**Exercise description**
Output every line exactly as written. Leave out pictures.
● ● ● ● ●
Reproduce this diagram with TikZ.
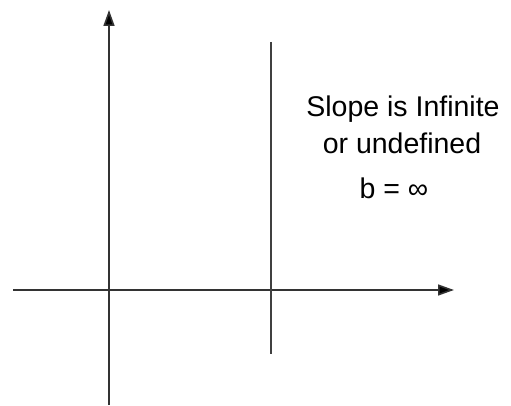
\documentclass[tikz,border=0pt]{standalone}
\usepackage{fontspec}
\setmainfont{Liberation Sans}
\usetikzlibrary{arrows.meta}
\begin{document}
\begin{tikzpicture}[x=1pt,y=-1pt,
  axis/.style={draw=black!80, line width=1.6pt, -{Triangle[length=16pt,width=11pt,fill=black]}},
  vline/.style={draw=black!75, line width=1.6pt},
  lbl/.style={anchor=base, inner sep=0pt, font=\fontsize{28.5}{34}\selectfont}]
\useasboundingbox (0,0) rectangle (511,406);
\coordinate (yb) at (109,405);
\coordinate (yt) at (109,10);
\coordinate (xl) at (13,290);
\coordinate (xr) at (454,290);
\coordinate (vt) at (271,42);
\coordinate (vb) at (271,354);
\draw[axis] (yb) -- (yt);
\draw[axis] (xl) -- (xr);
\draw[vline] (vt) -- (vb);
\node[lbl] (l1) at (403,117) {Slope is Infinite};
\node[lbl] (l2) at (402,154) {or undefined};
\node[lbl] (l3) at (394,198) {b = ∞};
\end{tikzpicture}
\end{document}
● ● ● ● ●
**The solution**
Reproduce this diagram with TikZ.
\documentclass[tikz,border=0pt]{standalone}
\usepackage{fontspec}
\setmainfont{Liberation Sans}
\usetikzlibrary{arrows.meta}
\begin{document}
\begin{tikzpicture}[x=1pt,y=-1pt,
  axis/.style={draw=black!80, line width=1.6pt, -{Triangle[length=16pt,width=11pt,fill=black]}},
  vline/.style={draw=black!75, line width=1.6pt},
  lbl/.style={anchor=base, inner sep=0pt, font=\fontsize{28.5}{34}\selectfont}]
\useasboundingbox (0,0) rectangle (511,406);
\coordinate (yb) at (109,405);
\coordinate (yt) at (109,10);
\coordinate (xl) at (13,290);
\coordinate (xr) at (454,290);
\coordinate (vt) at (271,42);
\coordinate (vb) at (271,354);
\draw[axis] (yb) -- (yt);
\draw[axis] (xl) -- (xr);
\draw[vline] (vt) -- (vb);
\node[lbl] (l1) at (403,117) {Slope is Infinite};
\node[lbl] (l2) at (402,154) {or undefined};
\node[lbl] (l3) at (394,198) {b = ∞};
\end{tikzpicture}
\end{document}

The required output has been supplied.